As a follow-up to my post on Trading Up Scenarios for the Ravens, this post looks at trading down from the Ravens’ 1st round Pick #17.
Based on the Walter Football NFL draft value chart, the Ravens first pick at #17 is worth 950 points.
To sell our pick, we have to find another team willing to buy. Here are some possible buyers and what they could sell us.
San Francisco. In addition to its first round Pick #30, San Francisco has two 2nd round picks and three 3rd round picks. It can afford to spend some of that currency to move up to Pick #17. It could use Pick #17 to land a speedy WR or some youth at DT. Pick#30 combined with 2nd round Pick #56 would equal 960 points, or only a hair more than the value of Pick #17. That could land us Jimmie Ward at #30 and give us an extra second with which we could fill a need at RT, CB, DL or WR. One problem with trading with SF is that Pick #30 is it is right after New England picks. New England picked Gronkowski right before we picked Sergio Kindle -- an sad precedent. This year, they need a safety, and they know we do, so I would avoid picking after them. (Of course, trading with New England would largely give us the same benefits as trading with SF, but the Patriots have fewer picks to trade and may prefer to trade down, not up).

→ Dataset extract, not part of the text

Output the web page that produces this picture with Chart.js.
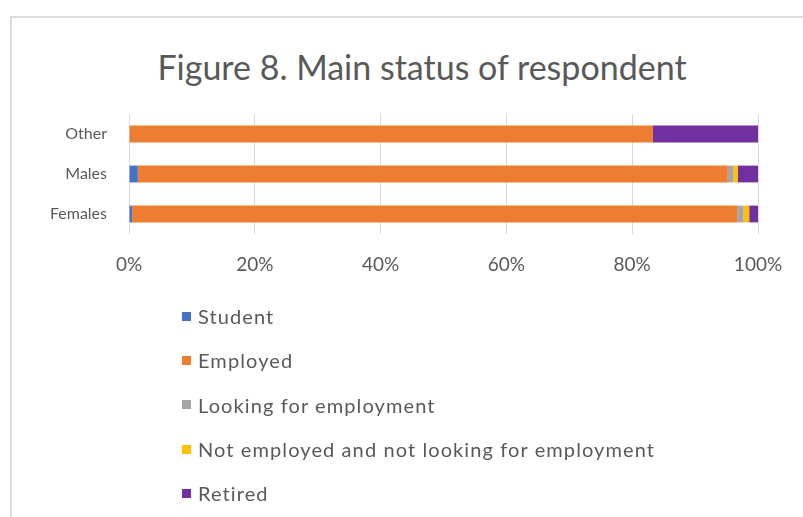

Cleveland. Cleveland has its own second 1st round Pick #26 (via Indy) and high 2nd and 3rd round picks. Assuming it uses Pick #4 on someone other than a QB (such as Watkins or Matthews), it may want to come back in the mid-1st round to land a QB. If there is a run on QBs, Cleveland may not want to sit waiting for one to fall to Pick #26. Pick #26 is worth 700 points. Cleveland’s early 3rd round Pick #35 is worth 235 points, and its third pick in the 7th round is worth 13.4 points (a total of 948.4 points), which should be close enough. With Pick #26, we should be able to get Ward, and we would still have our own 2nd round pick plus four 3rd round picks.

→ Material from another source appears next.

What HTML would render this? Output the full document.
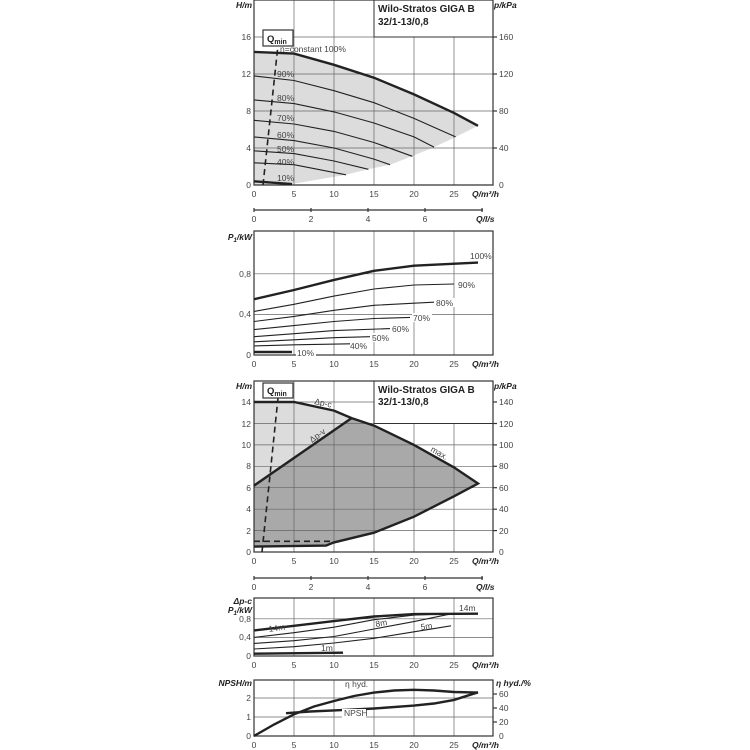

Carolina. The Panthers lost Jordan Gross to retirement and have to replace him, among others, on their OL. Their 1st round pick is at #28, and likely too low to land a quality starting LT. If Zach Martin or Kouandjio is available at Pick #17, they may want to trade up with us (if Lewan is there, we’re staying put and taking him ourselves). Pick #28 is worth 660 points, and their 2nd round Pick #60 is worth 300, adding up to 960 points. Thus, trading down with Carolina is identical to trading with San Francisco (points-wise), only the higher picks are reversed (SF offers the higher 2nd round pick and lower 1st round pick). Between the two, I would prefer the higher 1st round pick Carolina offers, because it is right in front of New England at Pick #29.

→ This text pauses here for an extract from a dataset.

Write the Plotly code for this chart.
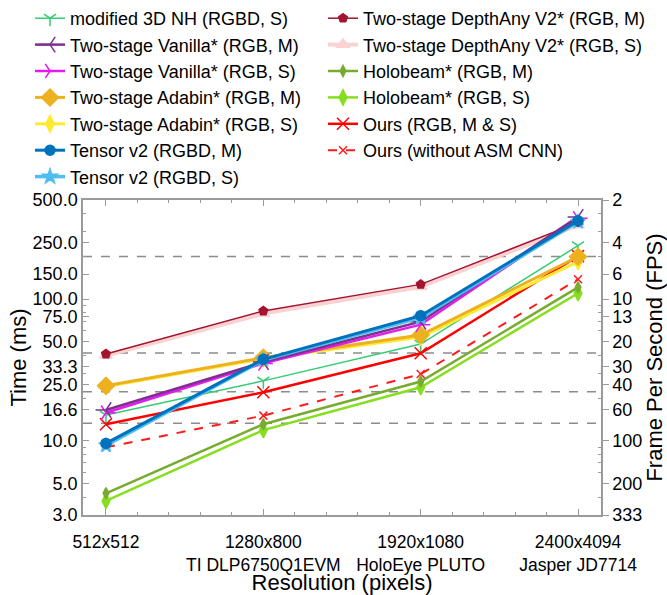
import math
import plotly.graph_objects as go

# ---------------- data ----------------
categories = ["512x512", "1280x800<br>TI DLP6750Q1EVM", "1920x1080<br>HoloEye PLUTO", "2400x4094<br>Jasper JD7714"]
x_pos = [1, 2, 3, 4]

nh3d_s        = [15.2, 26.5, 48.2, 238]
vanilla_m     = [16.5, 36.0, 69.3, 380]
vanilla_s     = [15.8, 35.2, 66.0, 371]
adabin_m      = [24.5, 38.6, 55.8, 199]
adabin_s      = [24.2, 38.0, 54.0, 184]
tensor_m      = [9.6, 37.6, 76.4, 357]
tensor_s      = [9.3, 37.2, 74.0, 351]
depthany_m    = [41.0, 82.4, 127, 346]
depthany_s    = [40.0, 79.0, 122, 333]
holobeam_m    = [4.27, 13.1, 26.2, 121]
holobeam_s    = [3.77, 11.9, 23.9, 110]
ours          = [13.1, 22.0, 41.5, 201]
ours_wo       = [9.0, 15.07, 29.6, 138]

ref_fps = [5, 24, 45, 75]

left_ticks = [3, 5, 10, 16.6, 25, 33.3, 50, 75, 100, 150, 250, 500]
left_ticktext = ["3.0", "5.0", "10.0", "16.6", "25.0", "33.3", "50.0", "75.0", "100.0", "150.0", "250.0", "500.0"]
right_ticktext = ["333", "200", "100", "60", "40", "30", "20", "13", "10", "6", "4", "2"]

FONT = "Liberation Sans, Arial, sans-serif"
AXC = "#9a9a9a"

fig = go.Figure()

def add(name, y, color, width, symbol, size, legend, rank, dash="solid", mlw=1.5):
    marker = dict(symbol=symbol, size=size, color=color,
                  line=dict(color=color, width=mlw))
    fig.add_trace(go.Scatter(
        x=x_pos, y=y, name=name, mode="lines+markers",
        line=dict(color=color, width=width, dash=dash),
        marker=marker, legend=legend, legendrank=rank))

# drawing order (legend order controlled by legendrank)
add("Two-stage DepthAny V2* (RGB, S)", depthany_s, "#FAD2D2", 4, "triangle-up", 11, "legend2", 2)
add("Two-stage DepthAny V2* (RGB, M)", depthany_m, "#A2142F", 1.5, "pentagon", 9, "legend2", 1)
add("Holobeam* (RGB, S)", holobeam_s, "#86DE1E", 2.5, "diamond-tall", 11, "legend2", 4)
add("Holobeam* (RGB, M)", holobeam_m, "#77AC30", 2.5, "diamond-tall", 8, "legend2", 3)
add("modified 3D NH (RGBD, S)", nh3d_s, "#33CC73", 1.5, "y-down", 10, "legend", 1)
add("Ours (without ASM CNN)", ours_wo, "#FF1A1A", 2, "x-thin-open", 8, "legend2", 6, dash="dash")
add("Ours (RGB, M & S)", ours, "#FF0000", 2.5, "x-thin-open", 12, "legend2", 5)
add("Two-stage Adabin* (RGB, S)", adabin_s, "#FFEA2E", 3, "diamond-tall", 12, "legend", 5)
add("Two-stage Adabin* (RGB, M)", adabin_m, "#EDB120", 3, "diamond", 13, "legend", 4)
add("Two-stage Vanilla* (RGB, S)", vanilla_s, "#E61AF0", 2.5, "y-right", 12, "legend", 3)
add("Two-stage Vanilla* (RGB, M)", vanilla_m, "#7E2F8E", 2.5, "y-left", 13, "legend", 2)
add("Tensor v2 (RGBD, S)", tensor_s, "#4DBEEE", 3.5, "star", 11, "legend", 7)
add("Tensor v2 (RGBD, M)", tensor_m, "#0072BD", 3, "circle", 10, "legend", 6)

# invisible trace to activate the right axis
fig.add_trace(go.Scatter(x=[x_pos[0]], y=[100], yaxis="y2", mode="markers",
                         marker=dict(opacity=0), showlegend=False, hoverinfo="skip"))

# reference dashed lines
for f in ref_fps:
    fig.add_shape(type="line", xref="paper", x0=0, x1=1, yref="y", y0=1000 / f, y1=1000 / f,
                  line=dict(color="#8c8c8c", width=1.5, dash="dash"), layer="below")

minor_left = [4, 6, 7, 8, 9, 20, 30, 40, 60, 70, 80, 90, 200, 300, 400]

fig.update_layout(
    width=667, height=595,
    margin=dict(l=83, r=66, t=200, b=80),
    paper_bgcolor="white", plot_bgcolor="white",
    font=dict(family=FONT, size=18, color="black"),
    showlegend=True,
    legend=dict(xref="paper", yref="container", x=-0.1023, y=1.0, xanchor="left", yanchor="top",
                bgcolor="rgba(0,0,0,0)", font=dict(size=18), tracegroupgap=0,
                traceorder="normal"),
    legend2=dict(xref="paper", yref="container", x=0.4633, y=1.0, xanchor="left", yanchor="top",
                 bgcolor="rgba(0,0,0,0)", font=dict(size=18), tracegroupgap=0,
                 traceorder="normal"),
    xaxis=dict(
        range=[0.854, 4.146], tickmode="array", tickvals=x_pos, ticktext=categories,
        tickfont=dict(size=17.5),
        showgrid=False, zeroline=False, showline=True, linecolor=AXC, linewidth=1.5,
        mirror="ticks", ticks="inside", ticklen=6, tickcolor=AXC,
        minor=dict(dtick=0.2, tick0=1, ticks="inside", ticklen=3, tickcolor=AXC),
        title=dict(text="Resolution (pixels)", standoff=4),
        ticklabelstandoff=10, automargin=False,
    ),
    yaxis=dict(
        type="log", range=[math.log10(3), math.log10(500)],
        tickmode="array", tickvals=left_ticks, ticktext=left_ticktext,
        showgrid=False, zeroline=False, showline=True, linecolor=AXC, linewidth=1.5,
        ticks="inside", ticklen=6, tickcolor=AXC,
        minor=dict(tickmode="array", tickvals=minor_left, ticks="inside", ticklen=3, tickcolor=AXC),
        title=dict(text="Time (ms)", standoff=0), automargin=False,
    ),
    yaxis2=dict(
        type="log", overlaying="y", side="right",
        range=[math.log10(1000 / 3), math.log10(2)],
        tickmode="array", tickvals=[1000 / v for v in left_ticks], ticktext=right_ticktext,
        showgrid=False, zeroline=False, showline=True, linecolor=AXC, linewidth=1.5,
        ticks="outside", ticklen=6, tickcolor=AXC,
        minor=dict(tickmode="array", tickvals=[1000 / v for v in minor_left], ticks="inside",
                   ticklen=3, tickcolor=AXC),
        title=dict(text="Frame Per Second (FPS)", standoff=2), automargin=False,
    ),
)

fig.write_html("out.html")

Houston. As with Cleveland, if the Texans spend their top pick on Clowney, they may want to come back sooner than their next scheduled pick (Pick #33) to land a QB. That’s a big jump, so Houston would have to give up the top pick in the 2nd (580 points), 3rd (265) and 4th (112) rounds to reach 957 points. This deal would give us two 2nd rounders, four 3rd rounders and three 4th rounders. Having the top pick on day two and day three of the draft also has its own benefits (time to reset our board and negotiate with other teams). But there is some risk that Ward could get stolen by the Patriots or Broncos at the bottom of the first round. Another issue is I’m not sure the Texans would feel it necessary to pay us for #17 to get what they want, because the Jets, Dolphins and Bears, picking immediately after us, are unlikely to draft a QB. The next team likely to pick a QB is Arizona at Pick #20. So Houston would likely try to trade with the Bears, which would save them 75 points.
Washington. Washington has the second pick in the 2nd round (Pick #34), but is very unlikely to want to give up so many picks in a draft where they’ve already forfeited their 1st round pick. Bruce Allen is not like his dad, George Allen -- he wants to build through the draft.
Jacksonville. Like Houston or the Browns, the Jags might feel desperate enough to trade up to get a QB if it uses it’s early 1st round pick on a different position, but that’s a very steep price to pay for a team with many needs. Similarly, by the seventh pick of the 2nd round (Pick #39), we are risking losing out on too many high quality players, like Ward and quality OL, WR and CBs.
Final fun fact. Losing the coin flip to Dallas cost us 50 points in the first round alone. Pick #122, a fairly late 4th rounder, is worth 50 points. Dallas picks above us in the other rounds, too, so the value of the "lost" points is probably equal to a mid-4th rounder. In this deep draft, that might be a WR like TJ Jones or Devin Street, or a starting RB.